Task brief: Write out the material again exactly, please, and omit the pictures.

Supplied information:

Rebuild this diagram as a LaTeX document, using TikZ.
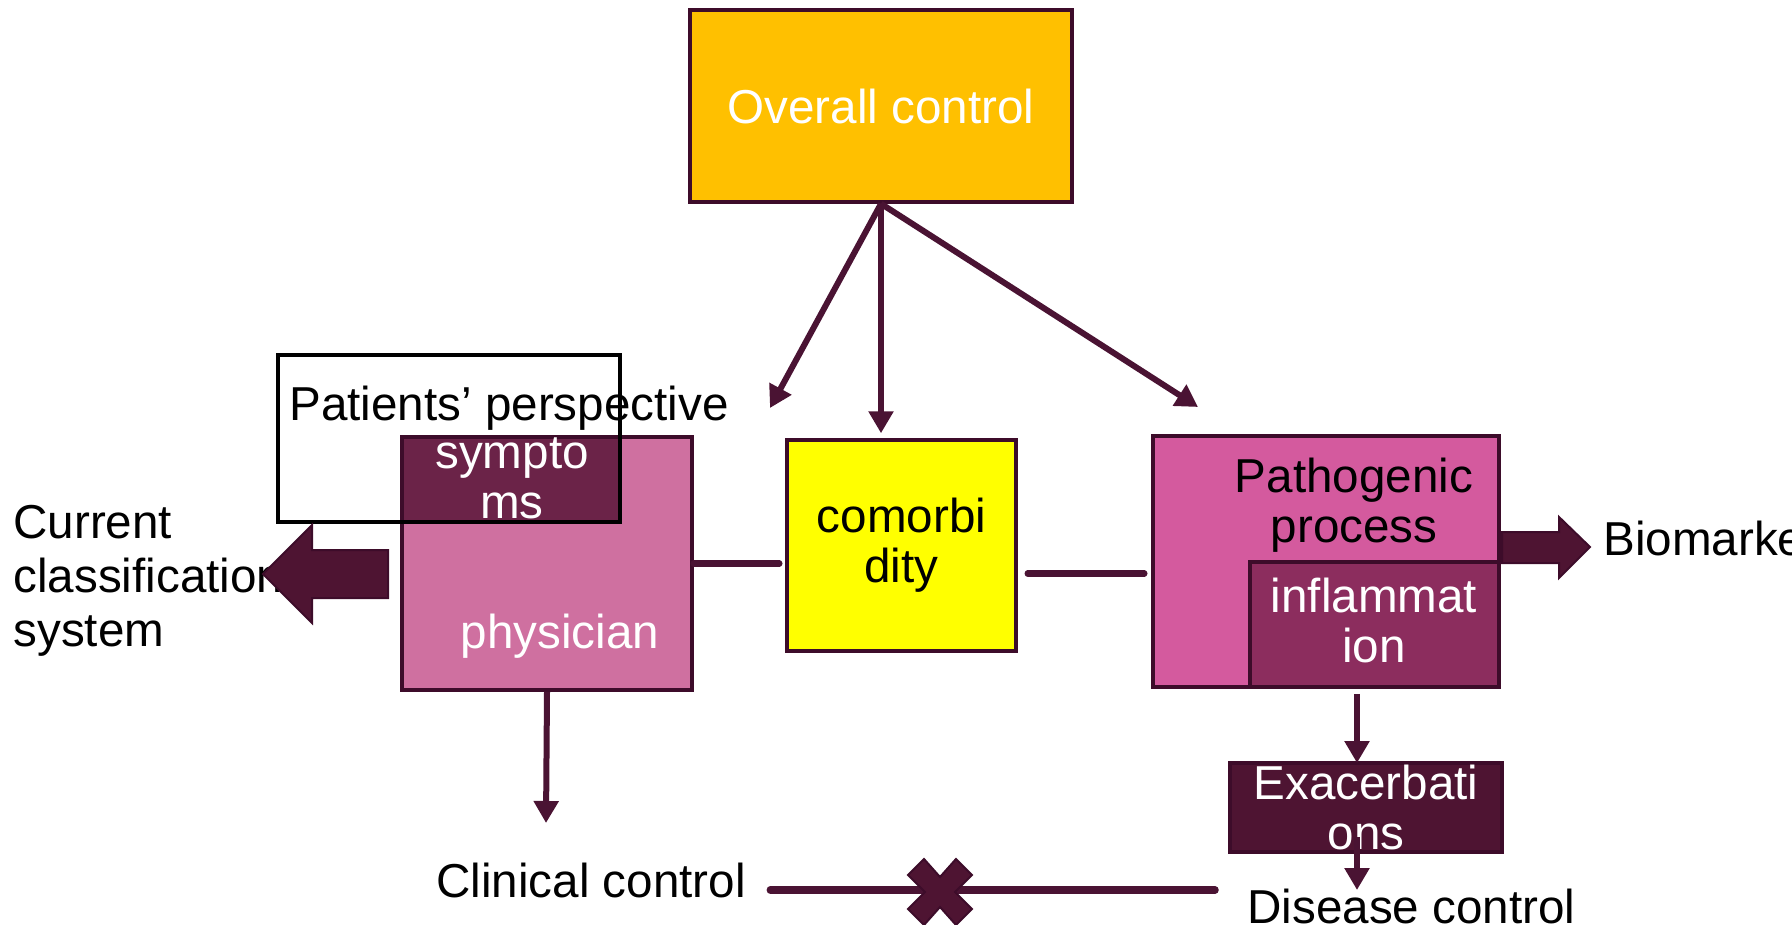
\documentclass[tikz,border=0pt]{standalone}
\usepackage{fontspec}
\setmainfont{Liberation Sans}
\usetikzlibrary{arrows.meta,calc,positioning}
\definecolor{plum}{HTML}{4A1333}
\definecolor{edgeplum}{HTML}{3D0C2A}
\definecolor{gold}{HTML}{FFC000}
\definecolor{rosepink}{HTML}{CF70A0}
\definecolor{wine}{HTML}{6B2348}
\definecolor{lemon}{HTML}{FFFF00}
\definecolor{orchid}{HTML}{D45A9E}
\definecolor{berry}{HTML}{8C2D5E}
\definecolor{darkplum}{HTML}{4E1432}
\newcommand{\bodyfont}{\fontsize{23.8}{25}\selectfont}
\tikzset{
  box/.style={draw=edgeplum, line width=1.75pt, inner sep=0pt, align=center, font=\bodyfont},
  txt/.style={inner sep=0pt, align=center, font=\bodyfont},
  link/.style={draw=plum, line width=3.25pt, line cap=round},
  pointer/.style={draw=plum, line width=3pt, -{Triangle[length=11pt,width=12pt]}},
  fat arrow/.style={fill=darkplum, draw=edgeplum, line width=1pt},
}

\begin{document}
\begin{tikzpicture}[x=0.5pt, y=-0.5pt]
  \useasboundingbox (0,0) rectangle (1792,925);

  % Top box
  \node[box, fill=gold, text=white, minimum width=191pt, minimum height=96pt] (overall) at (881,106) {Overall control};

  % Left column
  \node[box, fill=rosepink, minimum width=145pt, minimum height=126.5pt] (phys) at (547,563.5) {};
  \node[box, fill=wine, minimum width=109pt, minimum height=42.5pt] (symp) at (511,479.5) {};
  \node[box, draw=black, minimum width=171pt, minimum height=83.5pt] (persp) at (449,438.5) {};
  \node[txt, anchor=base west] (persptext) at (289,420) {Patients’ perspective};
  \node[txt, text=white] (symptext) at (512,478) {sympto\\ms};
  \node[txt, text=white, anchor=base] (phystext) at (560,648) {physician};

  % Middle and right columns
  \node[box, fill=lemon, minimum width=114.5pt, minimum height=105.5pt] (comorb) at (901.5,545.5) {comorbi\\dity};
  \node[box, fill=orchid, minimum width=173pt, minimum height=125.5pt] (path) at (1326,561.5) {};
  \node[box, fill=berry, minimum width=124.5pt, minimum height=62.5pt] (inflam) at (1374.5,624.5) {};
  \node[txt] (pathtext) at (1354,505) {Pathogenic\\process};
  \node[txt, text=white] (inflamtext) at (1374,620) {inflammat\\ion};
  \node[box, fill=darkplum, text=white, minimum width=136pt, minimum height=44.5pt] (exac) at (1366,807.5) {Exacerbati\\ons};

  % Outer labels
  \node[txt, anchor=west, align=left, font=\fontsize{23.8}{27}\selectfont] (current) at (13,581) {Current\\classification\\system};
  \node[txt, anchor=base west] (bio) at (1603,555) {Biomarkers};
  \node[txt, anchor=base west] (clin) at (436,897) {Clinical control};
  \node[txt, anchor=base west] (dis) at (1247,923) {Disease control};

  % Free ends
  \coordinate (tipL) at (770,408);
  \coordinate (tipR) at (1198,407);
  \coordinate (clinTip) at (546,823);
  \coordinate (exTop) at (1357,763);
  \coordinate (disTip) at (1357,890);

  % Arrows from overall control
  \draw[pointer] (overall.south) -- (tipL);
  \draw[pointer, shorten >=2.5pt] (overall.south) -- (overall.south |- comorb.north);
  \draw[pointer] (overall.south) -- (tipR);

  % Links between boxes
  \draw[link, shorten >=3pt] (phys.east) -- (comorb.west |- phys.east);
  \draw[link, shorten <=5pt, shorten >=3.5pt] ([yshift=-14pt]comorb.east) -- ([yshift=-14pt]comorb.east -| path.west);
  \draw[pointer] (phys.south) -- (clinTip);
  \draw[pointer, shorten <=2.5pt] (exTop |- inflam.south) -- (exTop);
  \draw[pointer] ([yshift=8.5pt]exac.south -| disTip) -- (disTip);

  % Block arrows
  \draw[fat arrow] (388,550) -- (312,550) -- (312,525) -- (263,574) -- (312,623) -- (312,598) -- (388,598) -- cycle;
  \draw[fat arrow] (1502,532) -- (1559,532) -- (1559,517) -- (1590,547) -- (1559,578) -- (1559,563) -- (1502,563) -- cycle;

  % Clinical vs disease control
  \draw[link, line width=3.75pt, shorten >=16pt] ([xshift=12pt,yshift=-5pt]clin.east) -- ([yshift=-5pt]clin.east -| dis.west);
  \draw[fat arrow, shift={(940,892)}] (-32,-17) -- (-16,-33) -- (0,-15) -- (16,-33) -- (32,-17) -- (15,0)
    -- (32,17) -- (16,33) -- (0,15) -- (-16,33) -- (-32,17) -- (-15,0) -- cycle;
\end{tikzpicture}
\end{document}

Problem solution:
Rebuild this diagram as a LaTeX document, using TikZ.
\documentclass[tikz,border=0pt]{standalone}
\usepackage{fontspec}
\setmainfont{Liberation Sans}
\usetikzlibrary{arrows.meta,calc,positioning}
\definecolor{plum}{HTML}{4A1333}
\definecolor{edgeplum}{HTML}{3D0C2A}
\definecolor{gold}{HTML}{FFC000}
\definecolor{rosepink}{HTML}{CF70A0}
\definecolor{wine}{HTML}{6B2348}
\definecolor{lemon}{HTML}{FFFF00}
\definecolor{orchid}{HTML}{D45A9E}
\definecolor{berry}{HTML}{8C2D5E}
\definecolor{darkplum}{HTML}{4E1432}
\newcommand{\bodyfont}{\fontsize{23.8}{25}\selectfont}
\tikzset{
  box/.style={draw=edgeplum, line width=1.75pt, inner sep=0pt, align=center, font=\bodyfont},
  txt/.style={inner sep=0pt, align=center, font=\bodyfont},
  link/.style={draw=plum, line width=3.25pt, line cap=round},
  pointer/.style={draw=plum, line width=3pt, -{Triangle[length=11pt,width=12pt]}},
  fat arrow/.style={fill=darkplum, draw=edgeplum, line width=1pt},
}

\begin{document}
\begin{tikzpicture}[x=0.5pt, y=-0.5pt]
  \useasboundingbox (0,0) rectangle (1792,925);

  % Top box
  \node[box, fill=gold, text=white, minimum width=191pt, minimum height=96pt] (overall) at (881,106) {Overall control};

  % Left column
  \node[box, fill=rosepink, minimum width=145pt, minimum height=126.5pt] (phys) at (547,563.5) {};
  \node[box, fill=wine, minimum width=109pt, minimum height=42.5pt] (symp) at (511,479.5) {};
  \node[box, draw=black, minimum width=171pt, minimum height=83.5pt] (persp) at (449,438.5) {};
  \node[txt, anchor=base west] (persptext) at (289,420) {Patients’ perspective};
  \node[txt, text=white] (symptext) at (512,478) {sympto\\ms};
  \node[txt, text=white, anchor=base] (phystext) at (560,648) {physician};

  % Middle and right columns
  \node[box, fill=lemon, minimum width=114.5pt, minimum height=105.5pt] (comorb) at (901.5,545.5) {comorbi\\dity};
  \node[box, fill=orchid, minimum width=173pt, minimum height=125.5pt] (path) at (1326,561.5) {};
  \node[box, fill=berry, minimum width=124.5pt, minimum height=62.5pt] (inflam) at (1374.5,624.5) {};
  \node[txt] (pathtext) at (1354,505) {Pathogenic\\process};
  \node[txt, text=white] (inflamtext) at (1374,620) {inflammat\\ion};
  \node[box, fill=darkplum, text=white, minimum width=136pt, minimum height=44.5pt] (exac) at (1366,807.5) {Exacerbati\\ons};

  % Outer labels
  \node[txt, anchor=west, align=left, font=\fontsize{23.8}{27}\selectfont] (current) at (13,581) {Current\\classification\\system};
  \node[txt, anchor=base west] (bio) at (1603,555) {Biomarkers};
  \node[txt, anchor=base west] (clin) at (436,897) {Clinical control};
  \node[txt, anchor=base west] (dis) at (1247,923) {Disease control};

  % Free ends
  \coordinate (tipL) at (770,408);
  \coordinate (tipR) at (1198,407);
  \coordinate (clinTip) at (546,823);
  \coordinate (exTop) at (1357,763);
  \coordinate (disTip) at (1357,890);

  % Arrows from overall control
  \draw[pointer] (overall.south) -- (tipL);
  \draw[pointer, shorten >=2.5pt] (overall.south) -- (overall.south |- comorb.north);
  \draw[pointer] (overall.south) -- (tipR);

  % Links between boxes
  \draw[link, shorten >=3pt] (phys.east) -- (comorb.west |- phys.east);
  \draw[link, shorten <=5pt, shorten >=3.5pt] ([yshift=-14pt]comorb.east) -- ([yshift=-14pt]comorb.east -| path.west);
  \draw[pointer] (phys.south) -- (clinTip);
  \draw[pointer, shorten <=2.5pt] (exTop |- inflam.south) -- (exTop);
  \draw[pointer] ([yshift=8.5pt]exac.south -| disTip) -- (disTip);

  % Block arrows
  \draw[fat arrow] (388,550) -- (312,550) -- (312,525) -- (263,574) -- (312,623) -- (312,598) -- (388,598) -- cycle;
  \draw[fat arrow] (1502,532) -- (1559,532) -- (1559,517) -- (1590,547) -- (1559,578) -- (1559,563) -- (1502,563) -- cycle;

  % Clinical vs disease control
  \draw[link, line width=3.75pt, shorten >=16pt] ([xshift=12pt,yshift=-5pt]clin.east) -- ([yshift=-5pt]clin.east -| dis.west);
  \draw[fat arrow, shift={(940,892)}] (-32,-17) -- (-16,-33) -- (0,-15) -- (16,-33) -- (32,-17) -- (15,0)
    -- (32,17) -- (16,33) -- (0,15) -- (-16,33) -- (-32,17) -- (-15,0) -- cycle;
\end{tikzpicture}
\end{document}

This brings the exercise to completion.